Empecemos por un cariñoso portazo de sinceridad: la selección peruana es actualmente una de las peores en Sudamérica. Y aunque lo oculta la alegría publicitaria y la efervescencia posreynosista, nos lo recuerda la tabla de posiciones de las Eliminatorias y lo ratifica cada video en Youtube donde se recopila el fiasco. Cada noventa minutos donde, casi siempre, Perú jugaba mal y/o perdía feo.
La etapa invernal del ‘Cabezón’, felizmente, llegó a su fin y esa nube tóxica de desaliento y decepción se marchó para dar paso a un clima más expectante y positivo con el queridísimo Jorge Fossati a la cabeza. Sin embargo, aunque Videna haya pasado de ser la casa del terror a una versión simpática de Disney, el universo de convocables sigue siendo discreto e incluso, cada vez más escaso. Es decir, nos mantenemos en declive.
La era de Ricardo Gareca tuvo un factor determinante que, muchas veces, pasa desapercibido en los sesudos análisis: el argentino no solamente contó con un discurso unificador y constructivo, capaz de menguar la adversidad y resolver frente a la crisis de cualquier índole; sino que además convivió con el apogeo deportivo de la mayoría de los referentes en su idea de juego. Ahí están Christian Cueva, Edison Flores, André Carrillo, Miguel Trauco, Yoshimar Yotún, Renato Tapia y Paolo Guerrero. Con muchos en la cúspide, la escases de talento no se resolvía, pero podía hacerse menos evidente.
Era la ecuación perfecta de la alegría
En el declive de Gareca, los picos de rendimiento se hicieron menos frecuentes; aunque por ahí aparecieron los otros, los de potencial irregular que, en jornadas épicas e irrepetibles, convertían partidos imposibles en resultados épicos. Díganle azar, suerte o resultado del esfuerzo y sacrificio. Eso sí, el soporte a ese éxito siempre fue la increíble capacidad de empatía del argentino. Era queridísimo, tanto que alguna vez ganó en una encuesta de presidenciables.
Luego llegó Reynoso y con él, la oscuridad. Y la oscuridad coincidió con la plenitud del declive de la generación mundialista. Entonces, en poco más de un año, retrocedimos hasta ser engullidos nuevamente por la cultura del fracaso.
En todo ese trámite, como ignorando nuestra realidad, la exigencia siguió en aumento ante una selección en proceso de ocaso y huérfana de una transición saludable. Le pedimos ‘chocolate’ cuando los intérpretes hacían agua. Hasta que un día, producto de la presión mediática y la increíble gestión de Agustín Lozano y Cía., el uruguayo Jorge Fossati asumió las riendas.

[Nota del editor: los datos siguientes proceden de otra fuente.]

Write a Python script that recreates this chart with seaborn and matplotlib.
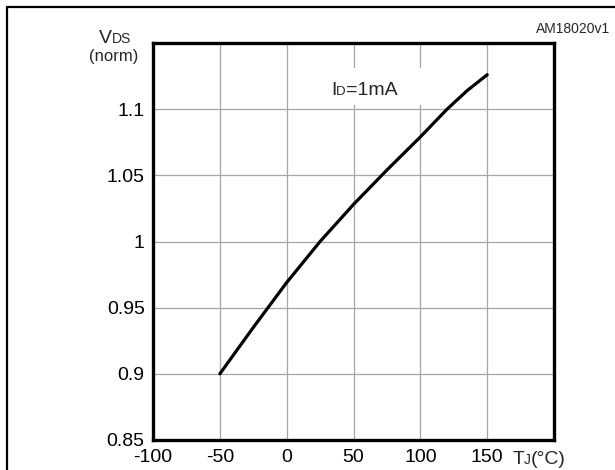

Y otra vez nos pusimos en manos del afecto y el mimo
Pero vamos al meollo del asunto. ¿Puede un entrenador como Fossati resucitar este muerto llamado selección peruana? Depende. Puede, si es que sabe encontrar el punto medio entre la novedad de la sangre fresca como Sonne y la solvencia de la veteranía como Lapadula. Así es, la clave como con Gareca, no es el profuso trabajo a futuro, va más bien por saber gestionar el presente. Como leí alguna vez, el truco está en la buena gestión de la miseria.
¿Qué debemos exigirle a Jorge Fossati como técnico bicolor?
Saber administrar lo poco que nos queda implica encontrar la fórmula para sacarle el jugo y el tono adecuado para contarlo (dígase comunicarlo, defenderlo, cuidarlo).
Con el protocolo claro para mantener a salvo la salud emocional de la bicolor, el siguiente paso será el resultado. Siendo sinceros, con eso debería bastar siendo conscientes del contexto.
La experiencia de Fossati da más pie a la confianza que al beneficio de la duda. Y eso es un buen inicio teniendo en cuenta quién lo precedía. La sabiduría para hilar fino será vital dentro de un camerino golpeado y falto de confianza. Para eso es que son estos dos primeros partidos. Ya luego irá sumándose una idea de juego que beneficie las fortalezas y maquille las debilidades de un equipo divorciado con el resultado, pero no con la posibilidad de reinventarse.